The .257 Weatherby Magnum keeps getting used because speed and flat shooting still matter in open-country hunting when the cartridge behind them is proven. Deer, antelope, and similar game have a way of showing whether a fast quarter-bore is theory or reality, and this one has been proving the point for a long time. It is not just flashy. It is effective.

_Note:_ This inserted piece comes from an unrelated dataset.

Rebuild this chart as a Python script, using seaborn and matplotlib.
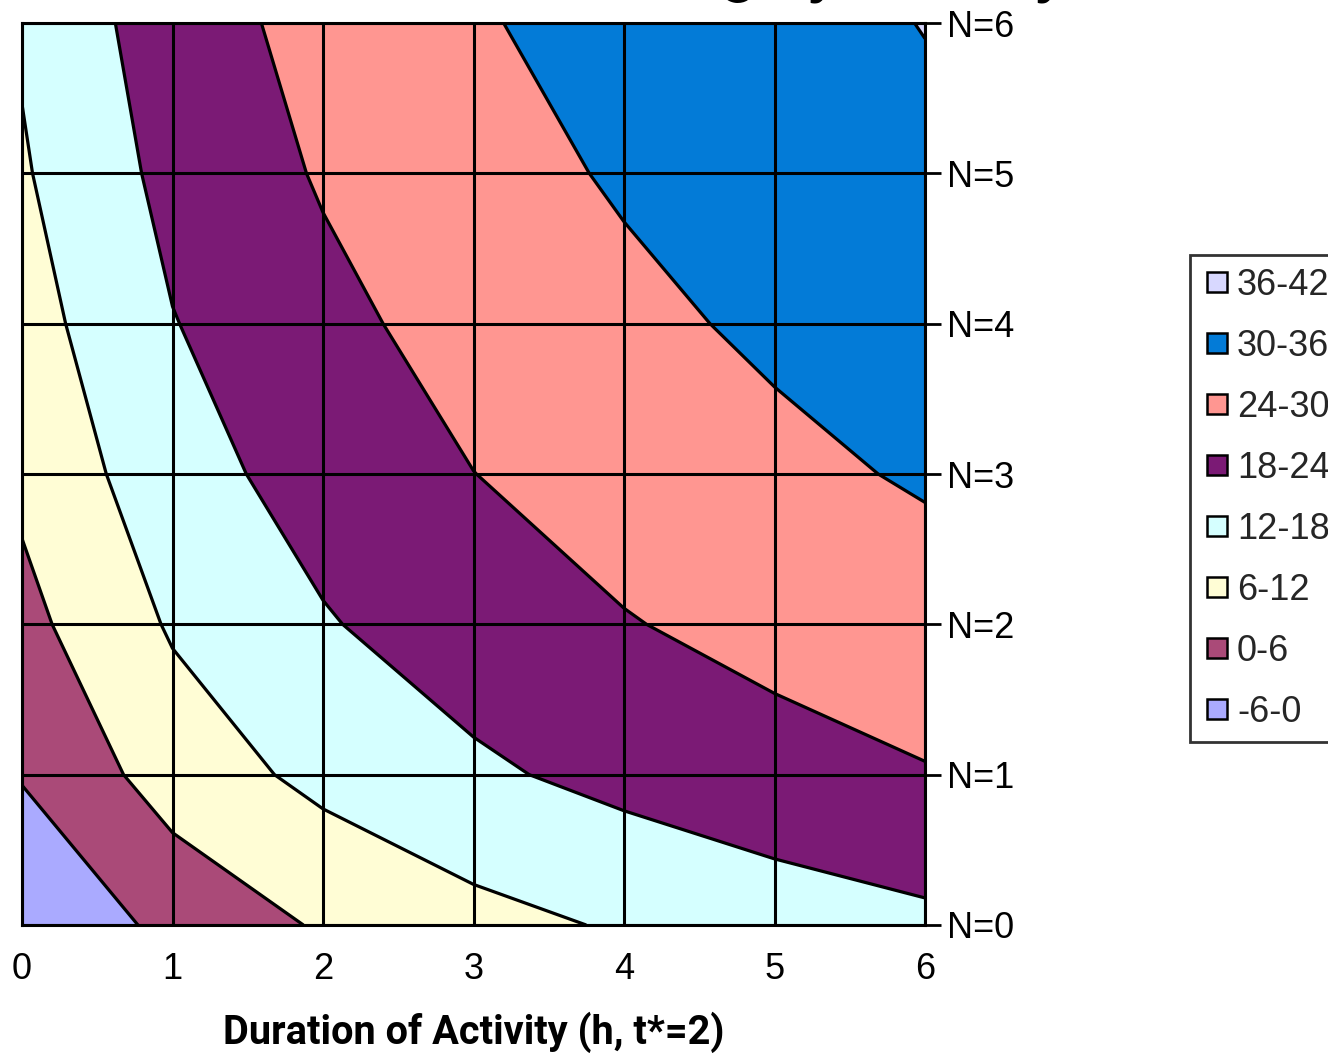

What keeps it relevant is that it still solves a real problem for hunters who like to reach without carrying unnecessary recoil for the job. The cartridge may carry some Weatherby glamour, but it survived because it did the work. Hunters who know exactly what they want out of a fast, flat hunting round keep coming back to it because it remains one of the best pure examples of that idea.
.375 H&H Magnum

The .375 H&H stays alive because it still answers one of the most serious questions in hunting better than almost anything else: what do you carry when the game is large, tough, and capable of making mistakes feel permanent? That is not a role most hunters need, but for the ones who do, the old .375 remains one of the clearest and most proven answers in the world.
Its staying power comes from trust. Not hype. Not novelty. Trust. Dangerous game, heavy game, and real hard-country hunting built this cartridge’s reputation, and those standards are higher than any ad campaign. Hunters keep using it because when a cartridge has already proven itself that thoroughly, replacing it becomes a much tougher argument than marketing people want to admit.